Your task — Look at the data below and print exactly the lines from its first line through the line with "green_v = [4.75, 6.0, 4.75]"; the pictures stay out of the copy.

Data for this exercise —
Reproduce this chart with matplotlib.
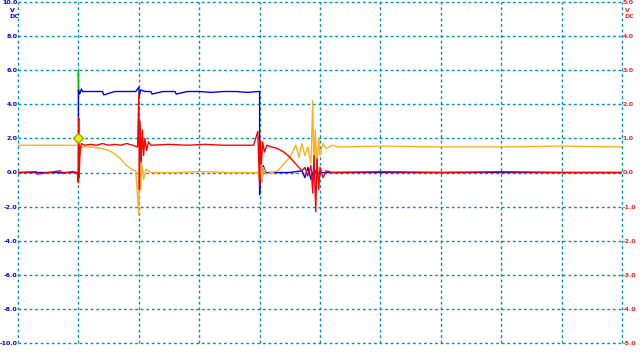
import matplotlib.pyplot as plt

# time in divisions, volts on the left scale (right scale is half)
blue_t = [0, 0.99, 1.0, 1.0, 1.02, 1.05, 1.07, 1.2, 1.4, 1.42, 1.6, 1.8, 1.95, 2.0, 2.01, 2.03, 2.1, 2.2, 2.22, 2.4,
          2.6, 2.62, 2.8, 3.0, 3.2, 3.4, 3.6, 3.8, 3.98, 4.0, 4.0, 4.02, 4.04, 4.06, 4.1, 4.5, 4.7, 4.75, 4.8,
          4.85, 4.9, 4.95, 5.0, 6.0, 8.0, 10]
blue_v = [0, 0, -0.5, 4.85, 4.6, 4.9, 4.75, 4.75, 4.75, 4.55, 4.75, 4.75, 4.75, 5.0, 4.5, 4.85, 4.75, 4.75, 4.6, 4.75,
          4.75, 4.6, 4.75, 4.75, 4.7, 4.75, 4.75, 4.7, 4.75, 4.75, -1.3, 0.8, -0.5, 0.4, 0, 0, 0.1, -0.3, 0.3,
          -0.4, 0.2, -0.1, 0, 0, 0, 0]

# green only shows as the overshoot at the rising edge
green_t = [1.0, 1.0, 1.005]
green_v = [4.75, 6.0, 4.75]

orange_t = [0, 0.5, 0.99, 1.0, 1.01, 1.03, 1.05, 1.2, 1.4, 1.5, 1.6, 1.7, 1.8, 1.9, 1.95, 2.0, 2.01, 2.03, 2.05,
            2.08, 2.12, 2.2, 2.6, 3.0, 3.5, 3.98, 4.0, 4.02, 4.04, 4.06, 4.1, 4.2, 4.3, 4.4, 4.5, 4.6, 4.65, 4.7,
            4.75, 4.8, 4.85, 4.88, 4.9, 4.92, 4.95, 4.98, 5.0, 5.05, 5.1, 5.2, 5.3, 6.0, 7.0, 8.0, 9.0, 10]
orange_v = [1.6, 1.6, 1.6, 0.5, 1.7, 1.1, 1.5, 1.5, 1.4, 1.3, 1.1, 0.8, 0.4, 0.15, 0.1, -2.5, 0.8, -1.0, 0.5,
            -0.4, 0.2, 0, 0, 0.05, 0, 0, -0.5, 1.0, -0.6, 0.3, -0.1, 0, 0.1, 0.5, 0.9, 1.6, 0.9, 1.7,
            1.0, 1.5, 0.5, 4.2, -0.4, 2.5, 0.5, 2.0, 1.0, 1.7, 1.4, 1.6, 1.5, 1.55, 1.5, 1.5, 1.55, 1.5]

red_t = [0, 0.3, 0.32, 0.5, 0.7, 0.72, 0.9, 0.98, 1.0, 1.005, 1.01, 1.03, 1.05, 1.1, 1.2, 1.3, 1.4, 1.5, 1.6, 1.7,
         1.8, 1.9, 1.98, 2.0, 2.01, 2.02, 2.04, 2.06, 2.08, 2.1, 2.13, 2.16, 2.2, 2.5, 2.8, 3.1, 3.4, 3.7, 3.9,
         3.97, 4.0, 4.01, 4.03, 4.05, 4.08, 4.12, 4.2, 4.3, 4.4, 4.5, 4.6, 4.7, 4.75, 4.8, 4.85, 4.88, 4.9,
         4.93, 4.95, 4.98, 5.0, 5.05, 5.1, 5.2, 6.0, 7.0, 8.0, 9.0, 10]
red_v = [0, 0.05, -0.1, 0, 0.1, -0.05, 0.05, 0, -0.6, 3.2, -0.3, 1.4, 1.7, 1.6, 1.65, 1.6, 1.7, 1.6, 1.65, 1.6,
         1.7, 1.6, 1.5, 4.6, -1.0, 3.0, 0.6, 2.5, 1.0, 2.0, 1.3, 1.8, 1.6, 1.65, 1.6, 1.65, 1.6, 1.6, 1.6,
         2.4, -0.8, 1.9, 0.5, 1.8, 1.2, 1.6, 1.5, 1.4, 1.2, 0.9, 0.5, 0.1, 0.3, -0.2, 0.4, -1.2, 1.0,
         -2.3, 0.8, -1.0, 0.3, -0.3, 0.1, 0, 0.05, 0, 0.05, 0, 0]

trigger_t = [1.0]
trigger_v = [2.0]

left_ticks = [-10, -8, -6, -4, -2, 0, 2, 4, 6, 8, 10]
right_ticks = [-5, -4, -3, -2, -1, 0, 1, 2, 3, 4, 5]

fig = plt.figure(figsize=(6.4, 3.6), dpi=100)
ax = fig.add_axes([18 / 640, 17 / 360, 604 / 640, 341 / 360])

ax.plot(green_t, green_v, color='#00c000', lw=1)
ax.plot(blue_t, blue_v, color='#0000ff', lw=1)
ax.plot(orange_t, orange_v, color='#ffb020', lw=1)
ax.plot(red_t, red_v, color='#ff0000', lw=1)
ax.plot(trigger_t, trigger_v, 'D', color='#f0f000', mec='#a0a000', ms=5)

ax.set_xlim(0, 10)
ax.set_ylim(-10, 10)
ax.set_xticks(range(11))
ax.set_yticks(left_ticks)
ax.set_xticklabels([])
ax.set_yticklabels(['%.1f' % v for v in left_ticks])
ax.tick_params(length=0, pad=0.5, labelsize=4.5, labelcolor='#0000ff')
for lab in ax.get_yticklabels():
    lab.set_fontweight('bold')
ax.grid(True, color='#0090b8', ls=(0, (2, 2)), lw=1)
for line in ax.get_xgridlines() + ax.get_ygridlines():
    line.set_clip_on(False)
for s in ax.spines.values():
    s.set_visible(False)

ax2 = ax.twinx()
ax2.set_ylim(-5, 5)
ax2.set_yticks(right_ticks)
ax2.set_yticklabels(['%.1f' % v for v in right_ticks])
ax2.tick_params(length=0, pad=0.5, labelsize=4.5, labelcolor='#ff2020')
for lab in ax2.get_yticklabels():
    lab.set_fontweight('bold')
for s in ax2.spines.values():
    s.set_visible(False)

fig.text(12 / 640, 1 - 11 / 360, 'V', color='#0000ff', fontsize=4.5, fontweight='bold', ha='center', va='center')
fig.text(14 / 640, 1 - 17 / 360, 'DC', color='#0000ff', fontsize=4.5, fontweight='bold', ha='center', va='center')
fig.text(627 / 640, 1 - 11 / 360, 'V', color='#ff2020', fontsize=4.5, fontweight='bold', ha='center', va='center')
fig.text(629 / 640, 1 - 17 / 360, 'DC', color='#ff2020', fontsize=4.5, fontweight='bold', ha='center', va='center')

fig.savefig('out.png', dpi=100)
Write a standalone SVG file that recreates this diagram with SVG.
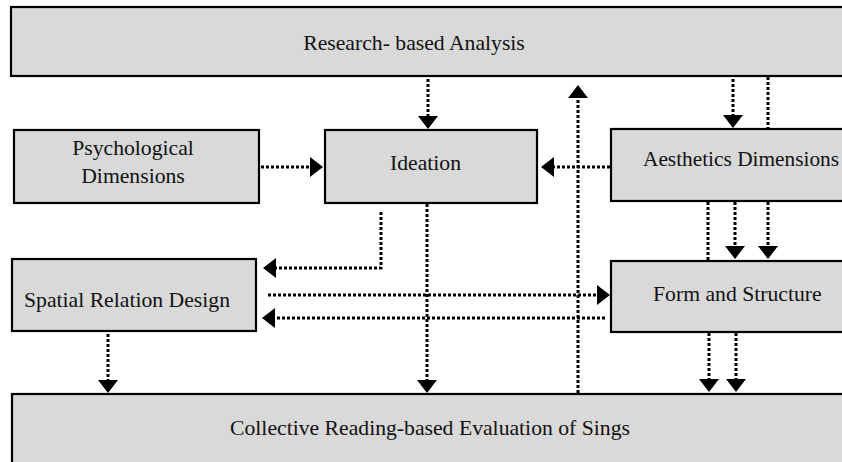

Answer below —
Reproduce this chart with matplotlib.
import matplotlib.pyplot as plt

# time in divisions, volts on the left scale (right scale is half)
blue_t = [0, 0.99, 1.0, 1.0, 1.02, 1.05, 1.07, 1.2, 1.4, 1.42, 1.6, 1.8, 1.95, 2.0, 2.01, 2.03, 2.1, 2.2, 2.22, 2.4,
          2.6, 2.62, 2.8, 3.0, 3.2, 3.4, 3.6, 3.8, 3.98, 4.0, 4.0, 4.02, 4.04, 4.06, 4.1, 4.5, 4.7, 4.75, 4.8,
          4.85, 4.9, 4.95, 5.0, 6.0, 8.0, 10]
blue_v = [0, 0, -0.5, 4.85, 4.6, 4.9, 4.75, 4.75, 4.75, 4.55, 4.75, 4.75, 4.75, 5.0, 4.5, 4.85, 4.75, 4.75, 4.6, 4.75,
          4.75, 4.6, 4.75, 4.75, 4.7, 4.75, 4.75, 4.7, 4.75, 4.75, -1.3, 0.8, -0.5, 0.4, 0, 0, 0.1, -0.3, 0.3,
          -0.4, 0.2, -0.1, 0, 0, 0, 0]

# green only shows as the overshoot at the rising edge
green_t = [1.0, 1.0, 1.005]
green_v = [4.75, 6.0, 4.75]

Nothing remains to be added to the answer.